Different groups were obtaining wide ranging benefits from this event he says.
“Running clubs were really going for it on the obstacles, corporates were enjoying a bonding away-day and groups of friends were just having an amazing laugh. We cater to individuals too, teaming lone entrants up well before the event starts to ensure everyone is happy.
In 2017. I would love to see serving or former military personnel taking part in the event, there is a discount just for that group,” says Whittaker.
On this year’s event Intrepid Events are bringing on board the World War 2 in Colour re-enactment group to add more flavour around the edges as well as upping numbers of the hunter force to give them more options in recapturing participants.
“It’ll be great fun! We also have a camping spot, right next to event area nestled against the river Thames and a ‘cooler’ bar, of course.” But Whittaker says, “for me the most rewarding part of the Great Escape is seeing the sense of achievement on peoples faces when they complete challenges they had initially thought would be impossible to do.

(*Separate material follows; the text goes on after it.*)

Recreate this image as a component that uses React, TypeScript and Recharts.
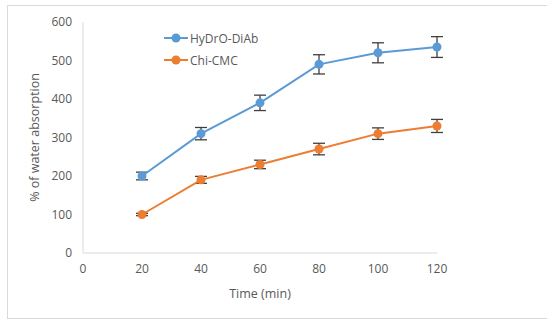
import { LineChart, Line, XAxis, YAxis, ErrorBar, Legend } from "recharts";

const times = [20, 40, 60, 80, 100, 120];
const hydroDiab = [200, 310, 390, 490, 520, 535];
const hydroDiabErr = [10, 16, 20, 25, 26, 27];
const chiCmc = [100, 190, 230, 270, 310, 330];
const chiCmcErr = [3, 9, 11, 15, 15, 17];
const xTicks = [0, 20, 40, 60, 80, 100, 120];
const yTicks = [0, 100, 200, 300, 400, 500, 600];

const BLUE = "#5B9BD5";
const ORANGE = "#ED7D31";
const TEXT = "#595959";
const FONT = "'Open Sans', sans-serif";

const data = times.map((t, i) => ({
  time: t,
  hydro: hydroDiab[i],
  hydroErr: hydroDiabErr[i],
  chi: chiCmc[i],
  chiErr: chiCmcErr[i],
}));

const legendItems = [
  { name: "HyDrO-DiAb", color: BLUE },
  { name: "Chi-CMC", color: ORANGE },
];

// legend sits inside the plot, like the Excel original
const renderLegend = () => (
  <div style={{ fontFamily: FONT, fontSize: 12, color: TEXT }}>
    {legendItems.map((item) => (
      <div key={item.name} style={{ display: "flex", alignItems: "center", height: 22 }}>
        <svg width={24} height={10} style={{ marginRight: 2 }}>
          <line x1={0} y1={5} x2={24} y2={5} stroke={item.color} strokeWidth={2} />
          <circle cx={12} cy={5} r={4.5} fill={item.color} />
        </svg>
        <span>{item.name}</span>
      </div>
    ))}
  </div>
);

export default function App() {
  return (
    <div
      style={{
        position: "fixed",
        left: 7,
        top: 5,
        width: 560,
        height: 312,
        border: "1px solid #d9d9d9",
        background: "#fff",
      }}
    >
      <div style={{ position: "absolute", left: -8, top: -6 }}>
        <LineChart
          width={547}
          height={321}
          data={data}
          margin={{ top: 22, right: 110, bottom: 20, left: 20 }}
        >
          <XAxis
            dataKey="time"
            type="number"
            domain={[0, 120]}
            ticks={xTicks}
            height={48}
            tickLine={false}
            tickMargin={5}
            axisLine={{ stroke: "#d9d9d9" }}
            tick={{ fill: TEXT, fontSize: 12, fontFamily: FONT }}
            label={{
              value: "Time (min)",
              position: "insideBottom",
              offset: 3,
              fill: TEXT,
              fontSize: 12.5,
              fontFamily: FONT,
            }}
          />
          <YAxis
            width={63}
            domain={[0, 600]}
            ticks={yTicks}
            tickLine={false}
            tickMargin={5}
            axisLine={{ stroke: "#d9d9d9" }}
            tick={{ fill: TEXT, fontSize: 12, fontFamily: FONT }}
            label={{
              value: "% of water absorption",
              angle: -90,
              position: "insideLeft",
              offset: 15,
              style: { textAnchor: "middle" },
              fill: TEXT,
              fontSize: 12.5,
              fontFamily: FONT,
            }}
          />
          <Legend
            content={renderLegend}
            layout="vertical"
            verticalAlign="middle"
            align="center"
            wrapperStyle={{ top: 27, left: 164, width: 120 }}
          />
          <Line
            dataKey="hydro"
            name="HyDrO-DiAb"
            stroke={BLUE}
            strokeWidth={2}
            dot={{ r: 4.5, fill: BLUE, stroke: BLUE, strokeWidth: 0 }}
            isAnimationActive={false}
          >
            <ErrorBar dataKey="hydroErr" width={6} stroke="#404040" strokeWidth={1.3} direction="y" />
          </Line>
          <Line
            dataKey="chi"
            name="Chi-CMC"
            stroke={ORANGE}
            strokeWidth={2}
            dot={{ r: 4.5, fill: ORANGE, stroke: ORANGE, strokeWidth: 0 }}
            isAnimationActive={false}
          >
            <ErrorBar dataKey="chiErr" width={6} stroke="#404040" strokeWidth={1.3} direction="y" />
          </Line>
        </LineChart>
      </div>
    </div>
  );
}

We have tunnels, high climbs and some water obstacles that push you just enough to get an amazing sense of achievement without actually breaking you.”
This year’s Great Escape adventure is being held on Saturday July 22nd at the Culden Faw Estate about 1 mile South of Henley-on-Thames in Oxfordshire. Camping is available to all on the Saturday night and by prior arrangement to those requiring somewhere to sleep on the Friday night before the event.